Comme l’élection de son successeur aura eu lieu plusieurs semaines avant la première rencontre du G8
élargi [sans doute fin novembre, ndlr], George Bush ne jouera heureusement dans l’affaire qu’un rôle protocolaire.
C’est son successeur, le président élu, qui devra mener les négociations du côté américain et prendre position sur le fond. Tout fait aujourd’hui
penser que ce successeur s’appellera
Barack Obama. Sa victoire serait
la meilleure chance pour que les réformes aboutissent.
Du côté
européen, le chef de file des négociateurs
sera Nicolas Sarkozy, parce qu’il
est le président en exercice du Conseil européen, parce qu’il a su en quelques
semaines de crise imposer
son autorité et son dynamisme,
comme aucun de ses prédécesseurs avant lui, et surtout
parce qu’il a pris la tête de ceux qui sont bien
décidés à tirer les enseignements de la tempête financière actuelle et à mettre en place des régulations
durables.
On peut
naturellement ironiser sur les conversions miraculeuses
(même si Nicolas Sarkozy et
Angela Merkel ont au moins
le mérite d’avoir appelé conjointement, dès l’automne 2007, à plus de
transparence et de contrôle des marchés)
ou souligner les
contradictions des dérégulateurs subitement
tombés amoureux des régulations. C’est de bonne guerre. Reste l’essentiel :
les Quinze, puis les Vingt-Sept sont tombés d’accord pour introduire des règles et des normes dans les marchés financiers qui n’en étaient que trop
partiellement pourvus. Reste le plus difficile à faire : convaincre leurs partenaires de les suivre sur ce
chemin, puisque la partie n’est jouable
que si toutes
les économies les plus importantes
en appliquent les principes
en même temps.
George Bush n’en veut manifestement
pas, mais cela n’a plus d’importance.
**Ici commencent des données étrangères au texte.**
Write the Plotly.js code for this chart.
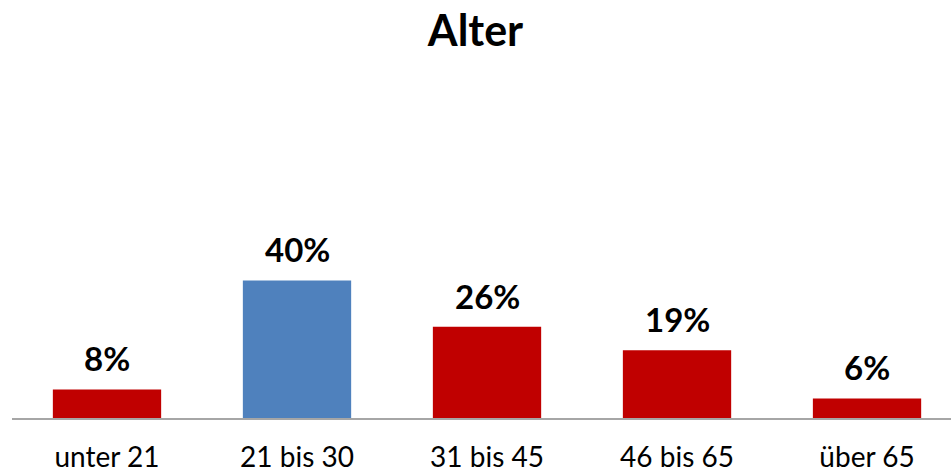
<!DOCTYPE html>
<html>
<head>
<meta charset="utf-8">
<script src="https://cdn.plot.ly/plotly-3.0.1.min.js"></script>
<style>html,body{margin:0;padding:0;background:#fff;}#chart{width:951px;height:474px;}</style>
</head>
<body>
<div id="chart"></div>
<script>
const categories = ["unter 21", "21 bis 30", "31 bis 45", "46 bis 65", "über 65"];
const values = [8.3, 40, 26.5, 19.7, 5.7];
const labels = ["8%", "40%", "26%", "19%", "6%"];
const colors = ["#C00000", "#4F81BD", "#C00000", "#C00000", "#C00000"];

const FONT = "Lato, 'Open Sans', 'Liberation Sans', sans-serif";

const trace = {
  type: "bar",
  x: categories,
  y: values,
  marker: {color: colors, line: {width: 0}},
  hoverinfo: "none"
};

const annotations = categories.map((c, i) => ({
  x: c, y: values[i], xref: "x", yref: "y",
  text: "<b>" + labels[i] + "</b>",
  showarrow: false, yanchor: "bottom", yshift: 9,
  font: {family: FONT, size: 33, color: "#000"}
}));

const layout = {
  width: 951, height: 474,
  margin: {l: 12, r: 0, t: 74, b: 56},
  paper_bgcolor: "#fff", plot_bgcolor: "#fff",
  title: {text: "<b>Alter</b>", x: 0.5, xanchor: "center", y: 0.935, yanchor: "middle",
          font: {family: FONT, size: 43, color: "#000"}},
  showlegend: false,
  bargap: 0.43,
  xaxis: {range: [-0.5, 4.442], showline: true, linecolor: "#a6a6a6", linewidth: 1.5, ticks: "outside", ticklen: 14,
          tickcolor: "rgba(0,0,0,0)", tickfont: {family: FONT, size: 28, color: "#000"},
          showgrid: false, zeroline: false, fixedrange: true},
  yaxis: {range: [0, 100], visible: false, showgrid: false, zeroline: false, fixedrange: true},
  annotations: annotations
};

Plotly.newPlot("chart", [trace], layout, {displayModeBar: false, staticPlot: true});
</script>
</body>
</html>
John
McCain serait très vraisemblablement réticent, tant cela correspond peu à son idéologie, mais ses chances de l’emporter maigrissent chaque jour. Barack Obama appartient
en revanche à la famille politique qui a parrainé les
accords de Bretton Woods en juillet 1944. Devant la violence de la crise financière, il a, à de nombreuses reprises, appelé à une réforme des marchés financiers. Ses principaux conseillers économiques, ses supporters les
plus connus - à commencer par Paul Krugman, le nouveau prix Nobel d’économie
- sont favorables à la
transparence et au contrôle des marchés
financiers. Si Barack Obama l’emporte, un axe Europe-Etats-Unis pourrait donc se constituer pour renforcer les règles comptables et prudentielles, combattre les paradis fiscaux, réguler les banques mais aussi
les assurances et ces produits
dérivés sophistiqués qui ont échappé à toute
surveillance et à toute raison, réformer
les agences de notations et les fonds
propres, accorder au FMI
les moyens de jouer enfin un rôle de superviseur des marchés
financiers ; bref, remettre
sur pied un système raisonnable, stable et contrôlé.
Pour cela,
une alliance Obama-Sarkozy simplifierait
et accélérerait les choses.
Cela tombe bien puisque les deux hommes ont
envie de travailler
ensemble et qu’ils entretiennent
l’ambition commune d’apparaître
comme les refondateurs du système. L’un et l’autre ont l’ambition
de marquer et de réussir. Cette coopération serait idéologiquement impure mais politiquement efficace.